HONG KONG — With the completion of its second edition here last month, The Hub trade show appears to be gaining traction as an important link for niche brands seeking to expand into the Asian market.
This year’s show, held Feb. 25 to 27 at the AsiaWorld-Expo, attracted 118 brands, up 20 percent from the inaugural show in August. Most labels were from Europe, but there was an increase in brands from Asia, especially China, looking for international exposure. In line with the last edition of the fair, about 3,000 people attended the event, organizers said.
Hub cofounder Richard Hobbs noted that there were more buyers from China this year.
“Our show is not about filling the aisles with people, it’s about business and having conversations,” he said.
Among the buyers was Ewing Cheng, who owns the men’s wear shop Delstore in Hong Kong. At the first show he discovered the European brand Swims and said the Norwegian shoes have proved popular in his two stores.
“We are very selective about what we choose, and each season we see something new we like here,” said Cheng.
He said he wasn’t surprised to see more Mainland buyers at the show. “It’s easy for Chinese buyers to visit, they don’t have a visa problem like with other countries. And they don’t have the import tax problem because in Hong Kong they can arrange some logistics to help them send the goods back to China,” he said.
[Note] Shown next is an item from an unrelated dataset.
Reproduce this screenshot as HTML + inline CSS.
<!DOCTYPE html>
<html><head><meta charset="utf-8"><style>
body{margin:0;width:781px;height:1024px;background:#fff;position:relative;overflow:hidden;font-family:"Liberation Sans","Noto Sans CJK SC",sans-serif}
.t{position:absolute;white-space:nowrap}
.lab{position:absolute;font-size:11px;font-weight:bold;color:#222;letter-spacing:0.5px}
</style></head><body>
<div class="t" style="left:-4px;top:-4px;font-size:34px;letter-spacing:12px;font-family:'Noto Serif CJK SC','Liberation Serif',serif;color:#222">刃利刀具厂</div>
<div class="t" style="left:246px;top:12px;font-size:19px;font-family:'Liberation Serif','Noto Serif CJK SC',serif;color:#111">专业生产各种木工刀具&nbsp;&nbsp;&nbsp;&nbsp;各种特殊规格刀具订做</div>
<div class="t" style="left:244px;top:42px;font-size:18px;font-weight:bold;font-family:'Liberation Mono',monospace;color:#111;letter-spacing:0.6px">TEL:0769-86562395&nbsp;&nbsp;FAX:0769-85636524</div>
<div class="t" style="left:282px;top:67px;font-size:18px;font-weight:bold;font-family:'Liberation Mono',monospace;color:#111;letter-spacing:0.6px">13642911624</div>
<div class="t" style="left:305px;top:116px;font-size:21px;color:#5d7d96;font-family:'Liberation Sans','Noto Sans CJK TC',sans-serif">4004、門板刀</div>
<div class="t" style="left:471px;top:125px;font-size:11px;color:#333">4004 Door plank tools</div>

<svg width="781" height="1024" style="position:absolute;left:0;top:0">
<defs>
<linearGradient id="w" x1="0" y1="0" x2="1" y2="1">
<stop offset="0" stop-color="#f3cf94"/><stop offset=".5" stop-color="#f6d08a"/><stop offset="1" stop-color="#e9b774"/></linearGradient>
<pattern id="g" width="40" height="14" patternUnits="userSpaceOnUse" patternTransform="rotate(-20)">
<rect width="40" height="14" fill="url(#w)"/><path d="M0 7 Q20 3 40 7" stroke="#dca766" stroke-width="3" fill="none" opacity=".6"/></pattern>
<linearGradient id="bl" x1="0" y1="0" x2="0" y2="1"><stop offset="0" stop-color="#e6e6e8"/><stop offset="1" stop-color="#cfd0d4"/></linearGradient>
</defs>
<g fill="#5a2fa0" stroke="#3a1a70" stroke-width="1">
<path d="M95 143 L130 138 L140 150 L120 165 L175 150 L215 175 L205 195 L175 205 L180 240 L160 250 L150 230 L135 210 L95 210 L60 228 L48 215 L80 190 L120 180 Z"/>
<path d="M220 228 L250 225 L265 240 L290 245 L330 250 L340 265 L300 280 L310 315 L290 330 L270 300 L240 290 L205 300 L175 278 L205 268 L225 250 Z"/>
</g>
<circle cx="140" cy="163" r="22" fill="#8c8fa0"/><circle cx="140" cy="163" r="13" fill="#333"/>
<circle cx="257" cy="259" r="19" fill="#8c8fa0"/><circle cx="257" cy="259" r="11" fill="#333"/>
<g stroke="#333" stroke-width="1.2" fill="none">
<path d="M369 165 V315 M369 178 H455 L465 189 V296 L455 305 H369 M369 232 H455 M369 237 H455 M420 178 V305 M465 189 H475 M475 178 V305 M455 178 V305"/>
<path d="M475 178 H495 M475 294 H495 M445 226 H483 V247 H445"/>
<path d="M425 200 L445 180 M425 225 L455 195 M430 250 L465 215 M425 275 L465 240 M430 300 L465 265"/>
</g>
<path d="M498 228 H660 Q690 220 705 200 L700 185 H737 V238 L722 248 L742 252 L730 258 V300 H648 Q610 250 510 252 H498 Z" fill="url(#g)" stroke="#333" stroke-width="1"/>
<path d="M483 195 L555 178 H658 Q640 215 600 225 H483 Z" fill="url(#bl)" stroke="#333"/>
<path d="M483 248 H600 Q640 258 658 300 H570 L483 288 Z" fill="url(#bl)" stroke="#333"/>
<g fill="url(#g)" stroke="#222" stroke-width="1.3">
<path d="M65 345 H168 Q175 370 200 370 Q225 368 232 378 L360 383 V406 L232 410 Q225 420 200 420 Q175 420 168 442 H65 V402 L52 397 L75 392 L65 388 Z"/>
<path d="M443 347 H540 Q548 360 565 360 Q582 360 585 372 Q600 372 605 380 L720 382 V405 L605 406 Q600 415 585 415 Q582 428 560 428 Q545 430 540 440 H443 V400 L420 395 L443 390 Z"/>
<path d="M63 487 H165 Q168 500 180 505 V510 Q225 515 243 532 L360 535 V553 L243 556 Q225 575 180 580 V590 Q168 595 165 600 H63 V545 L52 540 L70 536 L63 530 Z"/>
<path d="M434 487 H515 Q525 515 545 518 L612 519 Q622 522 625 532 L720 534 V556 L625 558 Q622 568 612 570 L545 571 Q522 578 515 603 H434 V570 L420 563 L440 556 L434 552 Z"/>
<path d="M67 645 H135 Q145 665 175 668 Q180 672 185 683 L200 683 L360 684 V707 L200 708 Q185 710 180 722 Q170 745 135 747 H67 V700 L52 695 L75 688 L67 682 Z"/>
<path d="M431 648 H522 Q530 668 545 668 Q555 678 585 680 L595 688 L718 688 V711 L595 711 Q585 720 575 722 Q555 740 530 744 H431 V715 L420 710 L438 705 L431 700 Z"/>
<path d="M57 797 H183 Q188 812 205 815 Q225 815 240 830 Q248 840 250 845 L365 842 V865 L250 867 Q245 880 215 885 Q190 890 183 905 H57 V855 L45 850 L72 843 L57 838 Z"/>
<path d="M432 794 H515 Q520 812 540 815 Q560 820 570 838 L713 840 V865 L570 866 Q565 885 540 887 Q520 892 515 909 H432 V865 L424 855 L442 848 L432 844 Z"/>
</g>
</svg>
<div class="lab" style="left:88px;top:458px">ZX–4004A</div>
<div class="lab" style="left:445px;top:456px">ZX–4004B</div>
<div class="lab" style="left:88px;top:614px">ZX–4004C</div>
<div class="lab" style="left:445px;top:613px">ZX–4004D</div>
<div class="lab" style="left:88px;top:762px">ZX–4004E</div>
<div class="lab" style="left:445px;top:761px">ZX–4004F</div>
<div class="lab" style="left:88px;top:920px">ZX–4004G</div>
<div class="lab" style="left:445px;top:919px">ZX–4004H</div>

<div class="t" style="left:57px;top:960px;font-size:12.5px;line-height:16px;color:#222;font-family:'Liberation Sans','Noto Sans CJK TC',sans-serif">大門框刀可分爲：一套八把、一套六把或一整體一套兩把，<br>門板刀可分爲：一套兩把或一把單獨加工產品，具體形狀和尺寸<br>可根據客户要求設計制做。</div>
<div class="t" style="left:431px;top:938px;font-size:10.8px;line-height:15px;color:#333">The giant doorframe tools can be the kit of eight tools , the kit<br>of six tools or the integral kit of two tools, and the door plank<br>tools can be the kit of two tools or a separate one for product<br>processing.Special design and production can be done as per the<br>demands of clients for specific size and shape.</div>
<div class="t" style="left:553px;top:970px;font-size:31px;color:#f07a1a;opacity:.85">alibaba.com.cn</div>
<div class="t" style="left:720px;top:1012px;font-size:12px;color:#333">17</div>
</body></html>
British label Hancock exhibited at the first show in August and was among a number of brands that returned. “We were able to get some orders from Japan last time. We’ve shipped and delivered — it’s an ongoing relationship. And that’s what we’re here for — the longevity and seeing what comes out of that,” said Hancock representative Tony Magnetic.
Also back again this year was Spanish label Desigual. Headquartered in Barcelona, the label is expanding in Asia and has a base in Hong Kong and two major markets in the region, Japan and Singapore. “It’s been a good experience for us. Last time we caught the attention of the local Hong Kong audience, and it also brought people from other places, like China. It’s a good chance for exposure and increasing brand awareness,” said a Desigual spokeswoman.
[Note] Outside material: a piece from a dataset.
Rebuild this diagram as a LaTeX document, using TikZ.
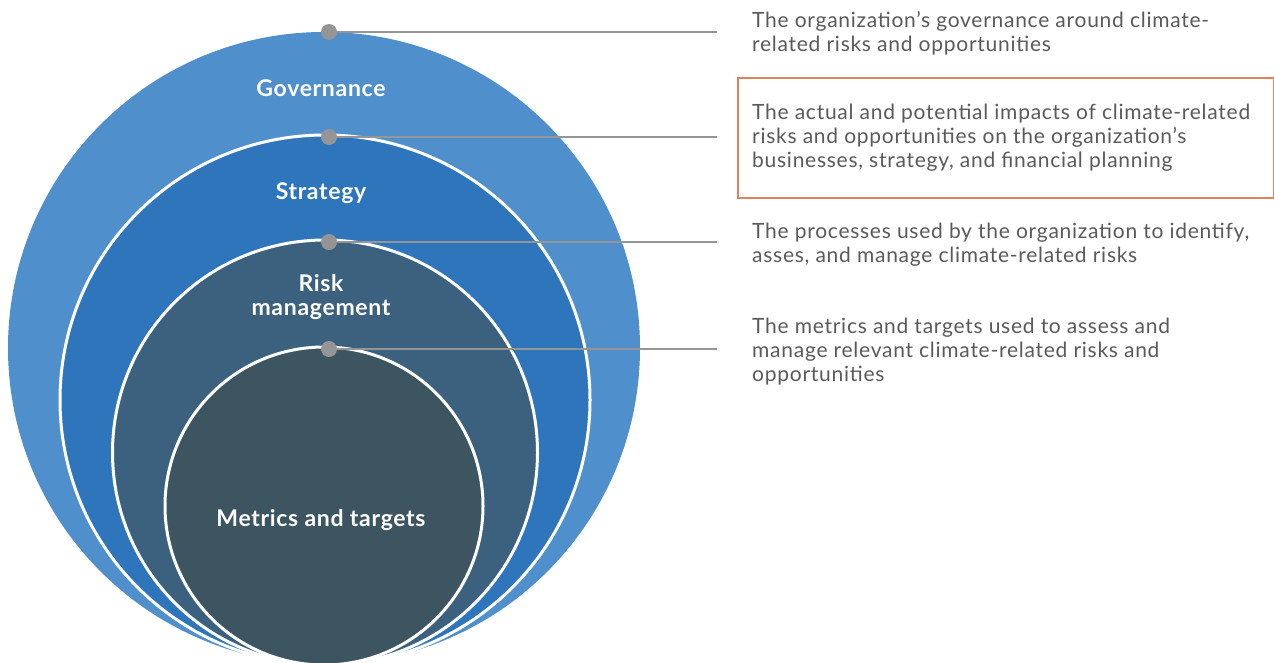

A new layout with expanded space for seminars addressed the demand Hobbs and cofounder Peter Caplowe have seen for information and discussion about key industry issues from the need for multibrand retail in China to how to improve stores’ operating results.
Also new to the show was The Greenhouse, a stand-alone space within the fair dedicated to up-and-coming designers that attracted 27 new labels. Among them was Beijing’s Chi Zhang, who founded his men’s and women’s wear collections in 2009 and is known for experimenting with avant-garde concepts. His current collection features gas masks, a nod to the Chinese capital’s notorious air pollution.
“This is a chance for me to get more exposure. I already have some buzz in China,” the designer said. “I want to get known across Asia and beyond.”
Prerna Chainani-Monsen, founder of New York-based Maison Monsen, said The Greenhouse format made exhibiting her first collection a possibility. “As a young designer, committing to an entire booth, at least on my first foray, is a little daunting. This way I can sit among my peers in a department-store setup,” she said.
Fashion consultant and blogger Bénédicte Bro-Cassard attended the show on behalf of the Association of Brazilian Designers, which is eyeing the China market and considering participating in the next show.
“There’s not enough women’s ready-to-wear for me. Their forte is men’s wear, but we are 90 percent women’s wear,” said Bro-Cassard.
Many exhibitors said there was nothing that came close to The Hub in Asia. Australia-based Duncan Curnow, director at Sea Salt Life, was at the show representing five European brands and said word about the show was spreading fast.
“In Australia there is only one fashion show — Fashion Exposed — and it’s not hitting the right market; it’s not cool and international enough. I don’t think there’s anything which has really stood out in Asia, so The Hub has a lot of potential,” Curnow said.